My students laugh at me because I try to be cheerful and positive. One of my boys takes his hands in a welcoming, circling gesture and, in his best imitation of me, says, "this is a happy place" to show that I am happy, or I am a dork, or something like that. It doesn't look very cute here in print, and probably doesn't make any sense, but it actually makes me happy to know that they realize that I want happiness in my life and for everyone to have somewhere that makes them feel happy.
As I sit here in my house, it is completely silent except for the sound of my fingers on the keyboard. I think about how, for me, happiness is not a place, it is the people I love. It really doesn't matter where I am, as long as I am with the people that make any place a "happy place."
With that in mind, I have decided that I am probably cranky now that I am completely alone!
Jason and I just returned today from our weeklong trip to South Padre, San Antonio, Marble Falls, and Austin. It was a great trip, relaxing on the beach, apartment hunting with my sister, taking a boat on the Riverwalk, floating on the lake and reading books, and getting to visit friends in Austin. He has gone home, and I am alone- I used to like this, now, it just seems quiet.
As far as the surrogacy goes, this has been an odd week! I spent 7 days (from Thursday to Thursday) with headaches that made me hurt and eventually made me nauseated. I finally called the doctor and got a pill to take that is safe for pregnancy and effective. Yay- no more headaches! Hopefully I remember this next time I have a problem instead of suffering! The other bummer is that I can't eat fried food, spicy (even mildly) food, greasy food, and I can only eat if I eat at the exact right time, or I won't be hungry. I don't think my kids ever caused this much disruption of my digestive system.
The entertaining news is that my chest has grown- enough that my 5 year old even noticed. Braden said, "Mom, your boobs are taller" when he came in and I was still laying in bed one morning a couple weeks ago. My belly is still small, but it is definitely there. I am pretty sure I was nowhere near showing yet with my other pregnancies. I finally gave in and went into Gap Maternity and bought a few pairs of shorts. Maternity clothes have come a long way from when I was last pregnant. Instead of a huge balloon to go over your entire belly, there is just a stretchy band a few inches wide- who knew? The pants are great, they don't fall down even though I am still tiny, but (in theory) will stretch to accomodate my soon-to-be gigantic belly.
The kids are on vacation with their Nana. I miss them so very much. They have only been gone a week, but knowing they will be gone for two more weeks just makes me so sad. It is not in a mother's heart to be without her children this long. The only joy I feel from this agony is the joy that I will have them again soon. And then maybe it will be a while before they drive me bonkers again...lol...

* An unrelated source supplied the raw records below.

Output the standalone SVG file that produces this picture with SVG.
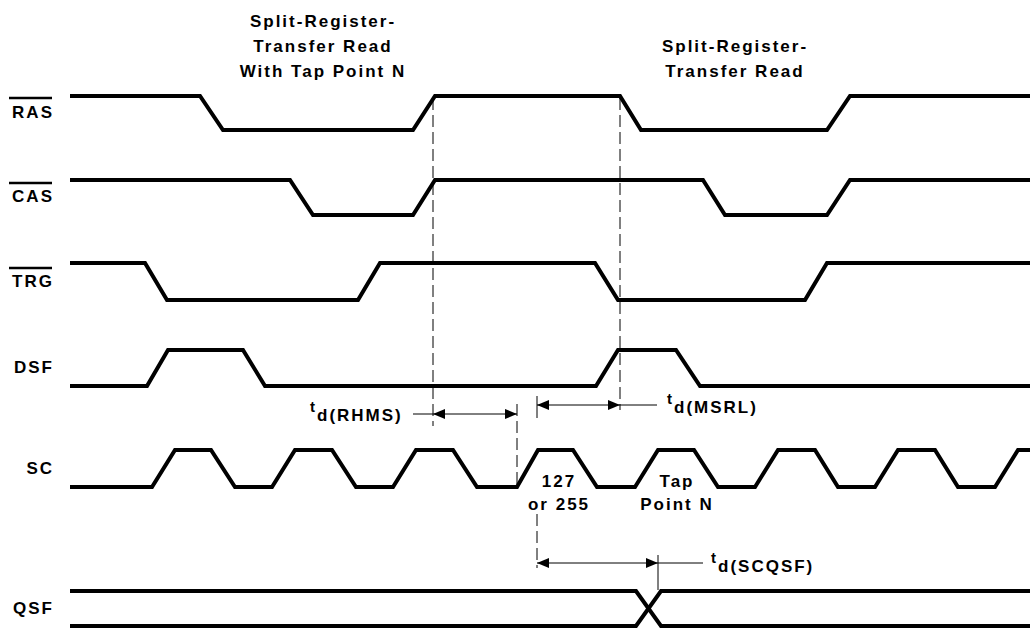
<svg xmlns="http://www.w3.org/2000/svg" width="1030" height="628" viewBox="0 0 1030 628">
<style>
text{font-family:"Liberation Sans",Arial,sans-serif;font-weight:bold;font-size:17px;letter-spacing:2px;fill:#000}
.sig{fill:none;stroke:#000;stroke-width:4;stroke-linejoin:miter}
.ov{stroke:#000;stroke-width:2.5}
.dash{stroke:#000;stroke-width:1;stroke-dasharray:12 5;fill:none}
.tick{stroke:#000;stroke-width:1;fill:none}
.dim{stroke:#000;stroke-width:1;fill:none}
.mid{text-anchor:middle}
.end{text-anchor:end}
.t{font-size:15px}
</style>
<defs>
<marker id="ah" viewBox="0 0 12 10" refX="12" refY="5" markerWidth="12" markerHeight="10" markerUnits="userSpaceOnUse" orient="auto-start-reverse">
<path d="M0,0 L12,5 L0,10 z" fill="#000"/>
</marker>
</defs>
<rect width="1030" height="628" fill="#fff"/>

<g id="titles">
<text class="mid" x="323" y="27">Split-Register-</text>
<text class="mid" x="323" y="52">Transfer Read</text>
<text class="mid" x="323" y="77">With Tap Point N</text>
<text class="mid" x="735" y="52">Split-Register-</text>
<text class="mid" x="735" y="77">Transfer Read</text>
</g>

<g id="RAS">
<line class="ov" x1="9" y1="98" x2="52" y2="98"/>
<text class="end" x="54" y="118">RAS</text>
<path class="sig" d="M70,96 L200,96 L223,130 L413,130 L435,96 L620,96 L641,130 L827,130 L850,96 L1030,96"/>
</g>
<g id="CAS">
<line class="ov" x1="9" y1="183" x2="52" y2="183"/>
<text class="end" x="54" y="202">CAS</text>
<path class="sig" d="M70,180 L290,180 L313,215 L413,215 L435,180 L703,180 L725,215 L827,215 L850,180 L1030,180"/>
</g>
<g id="TRG">
<line class="ov" x1="9" y1="268" x2="52" y2="268"/>
<text class="end" x="54" y="287">TRG</text>
<path class="sig" d="M70,263 L145,263 L167,300 L358,300 L380,263 L595,263 L618,300 L805,300 L827,263 L1030,263"/>
</g>
<g id="DSF">
<text class="end" x="54" y="373">DSF</text>
<path class="sig" d="M70,386 L147,386 L168,350 L243,350 L265,386 L596,386 L618,350 L676,350 L700,386 L1030,386"/>
</g>
<g id="SC">
<text class="end" x="54" y="474">SC</text>
<path class="sig" d="M70,487 L152,487 L175,450 L211,450 L235,487 L272,487 L295,450 L332,450 L356,487 L393,487 L416,450 L453,450 L477,487 L517,487 L538,450 L573,450 L597,487 L635,487 L658,450 L694,450 L718,487 L755,487 L778,450 L815,450 L838,487 L875,487 L898,450 L935,450 L958,487 L995,487 L1018,450 L1030,450"/>
<text class="mid" x="559" y="487">127</text>
<text class="mid" x="559" y="510">or 255</text>
<text class="mid" x="677" y="487">Tap</text>
<text class="mid" x="677" y="510">Point N</text>
</g>
<g id="QSF">
<text class="end" x="54" y="614">QSF</text>
<path class="sig" d="M70,591 L636,591 L661,626 L1030,626"/>
<path class="sig" d="M70,626 L636,626 L661,591 L1030,591"/>
</g>

<g id="connectors">
<line class="dash" x1="433" y1="98" x2="433" y2="426"/>
<line class="dash" x1="620" y1="98" x2="620" y2="410"/>
<line class="dash" x1="517" y1="404" x2="517" y2="487"/>
<line class="tick" x1="537" y1="396" x2="537" y2="418"/>
<line class="dash" x1="537" y1="514" x2="537" y2="568"/>
<line class="tick" x1="658" y1="555" x2="658" y2="590"/>

<line class="dim" x1="433" y1="414" x2="517" y2="414" marker-start="url(#ah)" marker-end="url(#ah)"/>
<line class="dim" x1="413" y1="414" x2="433" y2="414"/>
<line class="dim" x1="537" y1="405" x2="620" y2="405" marker-start="url(#ah)" marker-end="url(#ah)"/>
<line class="dim" x1="620" y1="405" x2="657" y2="405"/>
<line class="dim" x1="537" y1="563" x2="658" y2="563" marker-start="url(#ah)" marker-end="url(#ah)"/>
<line class="dim" x1="658" y1="563" x2="703" y2="563"/>
</g>

<g id="labels">
<text x="310" y="412"><tspan class="t">t</tspan><tspan dy="9">d(RHMS)</tspan></text>
<text x="667" y="404"><tspan class="t">t</tspan><tspan dy="9">d(MSRL)</tspan></text>
<text x="711" y="563"><tspan class="t">t</tspan><tspan dy="9">d(SCQSF)</tspan></text>
</g>
</svg>
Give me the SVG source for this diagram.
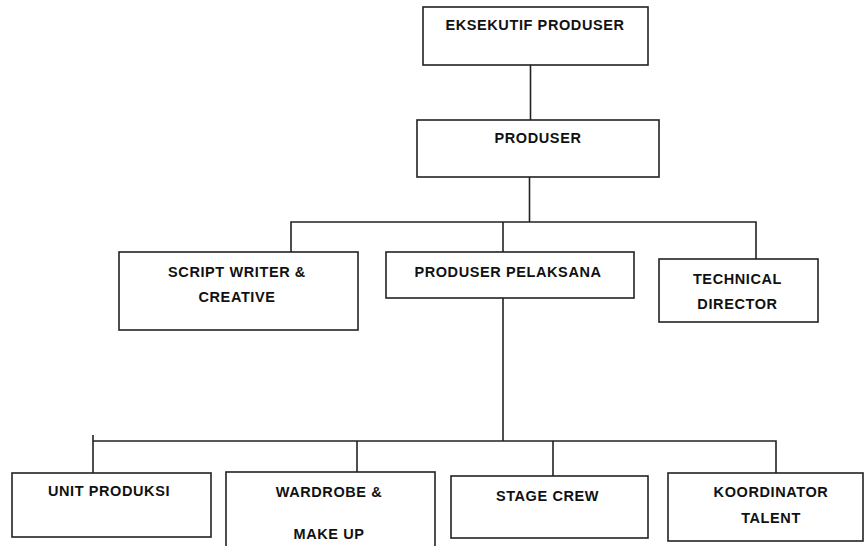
<svg xmlns="http://www.w3.org/2000/svg" width="864" height="546" viewBox="0 0 864 546">
<style>
.box{fill:#fff;stroke:#222;stroke-width:1.6}
.ln{fill:none;stroke:#222;stroke-width:1.6}
text{font-family:"Liberation Sans",Arial,sans-serif;font-weight:bold;font-size:14.5px;letter-spacing:0.6px;fill:#111;text-anchor:middle}
</style>
<rect width="864" height="546" fill="#fff"/>
<g id="connectors">
<path class="ln" d="M530.5 65V120"/>
<path class="ln" d="M529.5 177V222"/>
<path class="ln" d="M291 252V222H756V259"/>
<path class="ln" d="M503 222V252"/>
<path class="ln" d="M503 298V441"/>
<path class="ln" d="M93 473V435"/>
<path class="ln" d="M93 441H776V473"/>
<path class="ln" d="M357 441V472"/>
<path class="ln" d="M553 441V476"/>
</g>
<g id="eksekutif-produser">
<rect class="box" x="423" y="7" width="225" height="58"/>
<text x="535" y="30">EKSEKUTIF PRODUSER</text>
</g>
<g id="produser">
<rect class="box" x="417" y="120" width="242" height="57"/>
<text x="538" y="143">PRODUSER</text>
</g>
<g id="script-writer">
<rect class="box" x="119" y="252" width="239" height="78"/>
<text x="237" y="277">SCRIPT WRITER &amp;</text>
<text x="237" y="302">CREATIVE</text>
</g>
<g id="produser-pelaksana">
<rect class="box" x="386" y="252" width="248" height="46"/>
<text x="508" y="277">PRODUSER PELAKSANA</text>
</g>
<g id="technical-director">
<rect class="box" x="659" y="259" width="159" height="63"/>
<text x="737.5" y="284">TECHNICAL</text>
<text x="737.5" y="309">DIRECTOR</text>
</g>
<g id="unit-produksi">
<rect class="box" x="12" y="473" width="199" height="64"/>
<text x="109" y="496">UNIT PRODUKSI</text>
</g>
<g id="wardrobe">
<rect class="box" x="226" y="472" width="209" height="80"/>
<text x="329" y="497">WARDROBE &amp;</text>
<text x="329" y="539">MAKE UP</text>
</g>
<g id="stage-crew">
<rect class="box" x="451" y="476" width="197" height="62"/>
<text x="547.5" y="501">STAGE CREW</text>
</g>
<g id="koordinator-talent">
<rect class="box" x="668" y="473" width="195" height="68"/>
<text x="771" y="497">KOORDINATOR</text>
<text x="771" y="523">TALENT</text>
</g>
</svg>
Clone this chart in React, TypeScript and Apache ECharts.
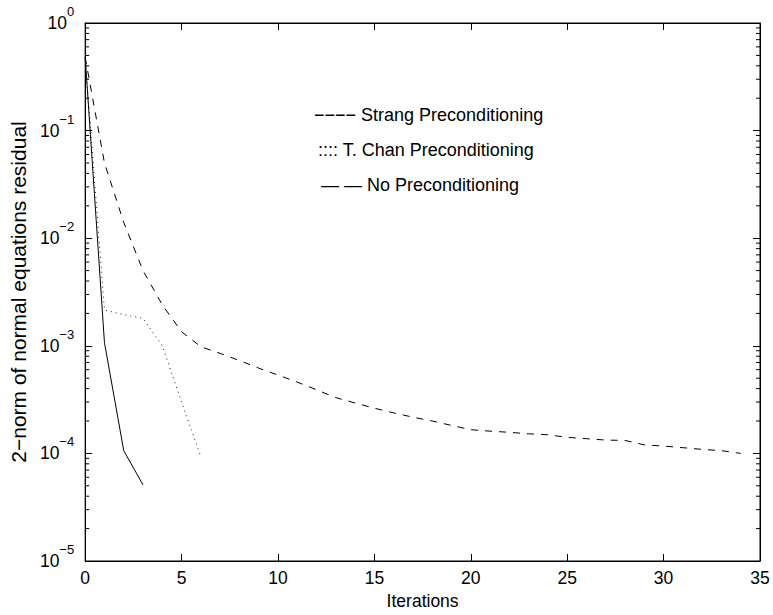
import React, { useEffect, useRef } from "react";
import * as echarts from "echarts";

// ---- data ----
const strangIter = [0, 1, 2, 3];
const strangResidual = [0.48, 1.07e-3, 1.06e-4, 5.1e-5];

const tchanIter = [0, 1, 2, 3, 4, 5, 6];
const tchanResidual = [0.48, 2.15e-3, 1.95e-3, 1.8e-3, 1.0e-3, 3.0e-4, 9.3e-5];

const noneIter = Array.from({ length: 35 }, (_, i) => i);
const noneResidual = [
  0.48, 5.0e-2, 1.4e-2, 5.0e-3, 2.4e-3, 1.35e-3, 9.8e-4, 8.5e-4, 7.3e-4, 6.2e-4,
  5.35e-4, 4.6e-4, 3.9e-4, 3.3e-4, 2.94e-4, 2.63e-4, 2.38e-4, 2.17e-4, 2.0e-4, 1.82e-4,
  1.66e-4, 1.61e-4, 1.57e-4, 1.52e-4, 1.49e-4, 1.41e-4, 1.37e-4, 1.33e-4, 1.32e-4, 1.2e-4,
  1.17e-4, 1.13e-4, 1.09e-4, 1.06e-4, 1.0e-4,
];

const legendTexts = [
  "−−−− Strang Preconditioning",
  ":::: T. Chan Preconditioning",
  "— — No Preconditioning",
];

const xTitle = "Iterations";
const yTitle = "2−norm of normal equations residual";

const X_MIN = 0;
const X_MAX = 35;
const X_STEP = 5;
const Y_MIN = 1e-5;
const Y_MAX = 1;
const decadeExponents = [-5, -4, -3, -2, -1];
const minorMultipliers = [2, 3, 4, 5, 6, 7, 8, 9];

const FONT = "'Liberation Sans', Arial, Helvetica, sans-serif";

const zip = (xs: number[], ys: number[]) => xs.map((x, i) => [x, ys[i]]);

export default function App() {
  const ref = useRef<HTMLDivElement>(null);

  useEffect(() => {
    if (!ref.current) return;
    const chart = echarts.init(ref.current, null, { renderer: "svg" });

    const minorData: number[][] = [];
    decadeExponents.forEach((e) =>
      minorMultipliers.forEach((m) => minorData.push([X_MIN, m * Math.pow(10, e)]))
    );

    const axisLineStyle = { color: "#000", width: 1 };
    const tickStyle = { color: "#000", width: 1 };

    const legendGraphic = legendTexts.map((t, i) => ({
      type: "text",
      x: [314, 318, 321][i],
      y: [115, 150, 185][i],
      style: {
        text: t,
        fontSize: 18,
        fontFamily: FONT,
        fill: "#000",
        verticalAlign: "middle",
        align: "left",
      },
    }));

    const option: any = {
      animation: false,
      backgroundColor: "#fff",
      textStyle: { fontFamily: FONT },
      grid: {
        left: 74,
        right: 13,
        top: 23,
        bottom: 50,
        containLabel: false,
        show: true,
        borderColor: "#000",
        borderWidth: 1,
        backgroundColor: "transparent",
      },
      xAxis: [
        {
          type: "value",
          min: X_MIN,
          max: X_MAX,
          interval: X_STEP,
          position: "bottom",
          name: xTitle,
          nameLocation: "middle",
          nameGap: 31,
          nameTextStyle: { color: "#000", fontSize: 17.5, fontFamily: FONT },
          axisLine: { show: true, onZero: false, lineStyle: axisLineStyle },
          axisTick: { show: true, inside: true, length: 7, lineStyle: tickStyle },
          axisLabel: { color: "#000", fontSize: 17.5, fontFamily: FONT, margin: 8 },
          splitLine: { show: false },
        },
        {
          type: "value",
          min: X_MIN,
          max: X_MAX,
          interval: X_STEP,
          position: "top",
          axisLine: { show: true, onZero: false, lineStyle: axisLineStyle },
          axisTick: { show: true, inside: true, length: 7, lineStyle: tickStyle },
          axisLabel: { show: false },
          splitLine: { show: false },
        },
      ],
      yAxis: [
        {
          type: "log",
          logBase: 10,
          min: Y_MIN,
          max: Y_MAX,
          position: "left",
          name: yTitle,
          nameLocation: "middle",
          nameGap: 41,
          nameTextStyle: { color: "#000", fontSize: 21, fontFamily: FONT },
          axisLine: { show: true, onZero: false, lineStyle: axisLineStyle },
          axisTick: { show: true, inside: true, length: 7, lineStyle: tickStyle },
          axisLabel: {
            color: "#000",
            margin: 11,
            fontFamily: FONT,
            formatter: (v: number) => {
              const e = Math.round(Math.log10(v));
              const s = e < 0 ? "−" + Math.abs(e) : String(e);
              return "{b|10}{s|" + s + "}";
            },
            rich: {
              b: { fontSize: 17.5, fontFamily: FONT, color: "#000", verticalAlign: "middle" },
              s: { fontSize: 13, fontFamily: FONT, color: "#000", lineHeight: 36, verticalAlign: "top" },
            },
          },
          splitLine: { show: false },
        },
        {
          type: "log",
          logBase: 10,
          min: Y_MIN,
          max: Y_MAX,
          position: "right",
          axisLine: { show: true, onZero: false, lineStyle: axisLineStyle },
          axisTick: { show: true, inside: true, length: 7, lineStyle: tickStyle },
          axisLabel: { show: false },
          splitLine: { show: false },
        },
      ],
      series: [
        {
          type: "custom",
          silent: true,
          xAxisIndex: 0,
          yAxisIndex: 0,
          data: minorData,
          clip: false,
          renderItem: (params: any, api: any) => {
            const v = api.value(1);
            const l = api.coord([X_MIN, v]);
            const r = api.coord([X_MAX, v]);
            const st = { stroke: "#000", lineWidth: 1 };
            return {
              type: "group",
              children: [
                { type: "line", shape: { x1: l[0], y1: l[1], x2: l[0] + 4, y2: l[1] }, style: st },
                { type: "line", shape: { x1: r[0], y1: r[1], x2: r[0] - 4, y2: r[1] }, style: st },
              ],
            };
          },
        },
        {
          name: "Strang",
          type: "line",
          data: zip(strangIter, strangResidual),
          showSymbol: false,
          symbol: "none",
          lineStyle: { color: "#000", width: 1, type: "solid" },
        },
        {
          name: "T. Chan",
          type: "line",
          data: zip(tchanIter, tchanResidual),
          showSymbol: false,
          symbol: "none",
          lineStyle: { color: "#222", width: 1, type: [1, 4] },
        },
        {
          name: "None",
          type: "line",
          data: zip(noneIter, noneResidual),
          showSymbol: false,
          symbol: "none",
          lineStyle: { color: "#000", width: 1, type: [7, 7] },
        },
      ],
      graphic: legendGraphic,
    };

    chart.setOption(option);
    return () => chart.dispose();
  }, []);

  return (
    <div
      ref={ref}
      style={{ position: "fixed", left: 0, top: 0, width: 773, height: 615 }}
    />
  );
}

And for Father's Day/my profound thoughts on life: I am so grateful to have a father who loves me and has taken care of me and supported me no matter what my entire life. I am so grateful to have a stepfather who loves me and has helped me grow up to be independent. I have thought today of them, and of my grandpa, and of Alfred, the father of one of my dear friends who recently passed away, and I am comforted in knowing that it is not sad that they are missed, it is because they are missed that they will be remembered, and because they will be remembered, they will live forever in those whose lives they shaped. The power of a father's influence is great and never ends.